Fin dalla sua traumatica fondazione nel 1979, la Repubblica islamica dell’Iran ha rappresentato – o perlomeno è stata percepita – come uno dei principali fattori d’insicurezza regionale da parte di una pluralità di attori diversi, dagli Stati Uniti, a Israele, ai paesi arabi sunniti. Il timore e l’ostilità verso il governo post rivoluzionario di Teheran hanno, in questi decenni, catalizzato improbabili alleanze o sinergie politiche, economiche e persino militari da parte di stati pur molto divisi fra loro.
E nonostante guerre, embarghi, tentativi d’isolamento, pressioni, risoluzioni Onu, minacce di attacchi militari l’Iran è divenuto in quest’ultimo decennio un attore ancora più forte verso l’esterno e più radicale al proprio interno. Molti analisti sottolineano come la crescita del ruolo geopolitico del paese sia derivata più dall’insipienza dei suoi nemici e dalla disastrosa politica mediorientale delle Amministrazioni Bush, piuttosto che dalle capacità dell’élite di potere repubblicana. Un’osservazione ingenerosa, sia pur fondata su solidi argomenti. Va dato atto a Teheran di aver sfruttato con abilità il proprio soft power e con spregiudicato cinismo le tante crisi presenti in Medio Oriente, sviluppando nel contempo importanti relazioni politiche ed economiche con le nuove po-tenze in ascesa a livello mondiale, Cina fra tutte.
Architrave di questa ascesa è stato indubbiamente il programma di arricchimento nucleare iraniano; nonostante tutti i tentativi di trovare un compromesso che rassicurasse la comunità internazionale senza bloccare le aspirazioni tecnologiche di Teheran – e nonostante pressioni e minacce – l’Iran è ormai vicino ad acquisire una capacità nucleare militare latente. Una latenza che inquieta i paesi arabi molto più del nucleare israeliano, e che può spingere lo stato ebraico ad azzardi militari dalle conseguenze potenzialmente catastrofiche per tutta la regione. Ad aggravare questa percezione di rischio contribuiscono poi i legami che l’Iran ha con movimenti islamisti radicali e violentemente anti-israeliani (da Hezbollah a Hamas), la popolarità del presidente ultra-radicale Mahmoud Ahmadinejad presso le opinioni pubbliche islamiche (non necessariamente sciite), la crescita d’influenza in Iraq, Afghanistan e presso le minoranze sciite politicizzate del Golfo.

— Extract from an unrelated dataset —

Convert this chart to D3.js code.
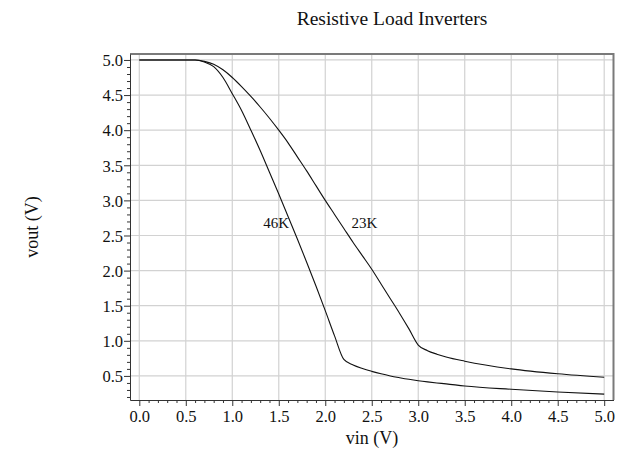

Ma dietro questa immagine di forza e peso geopolitico vi è il rovescio della medaglia: l’Iran è un paese che – dopo le illusioni di un riformismo interno (1997-2005) che ha inutilmente cercato di democratizzare il paese a piccoli passi – attraversa una crisi di legittimità e di consenso come mai prima. L’ascesa degli ultra-radicali e dei pasdaran ha scardinato i precedenti assetti di potere, in-nescando una crescente repressione di ogni dissenso interno e una tendenza verso un neo-totalitarismo para-militare che rischia di travolgere la teocrazia sciita.
Dietro l’eccesso di confidenza degli ultra-radicali vi è un paese colpito duramente dalle sanzioni economiche, con il ceto commerciale dei baazari – una colonna tradizionale della Repubblica islamica – in progressivo distacco dal regime al potere. Il graduale ritiro militare statunitense dall’Iraq e, in futuro, di quello Nato dall’Afghanistan paradossalmente diminuiscono la capacità di Teheran di colpire in modo asimmetrico l’Occidente, mentre rafforzano l’ostilità dei paesi arabi sunniti. Anche la crescita di rapporti con i governi regionali (dalla Turchia all’Iraq, dal Pakistan all’Afghanistan) in qualche modo condiziona il governo iraniano a una politica meno avventurista e radicale.
Piaccia o meno, l’Iran è oggettivamente una potenza geopolitica regionale. L’ascesa al suo interno di un nuovo gruppo di potere ultra-radicale è stata il frutto anche dei nostri errori e della nostra incapacità di sostenere le forze riformiste e moderate. Una politica internazionale meno controproducente e meno velleitaria è il primo passo per attenuare la percezione della minaccia iraniana nel 2011.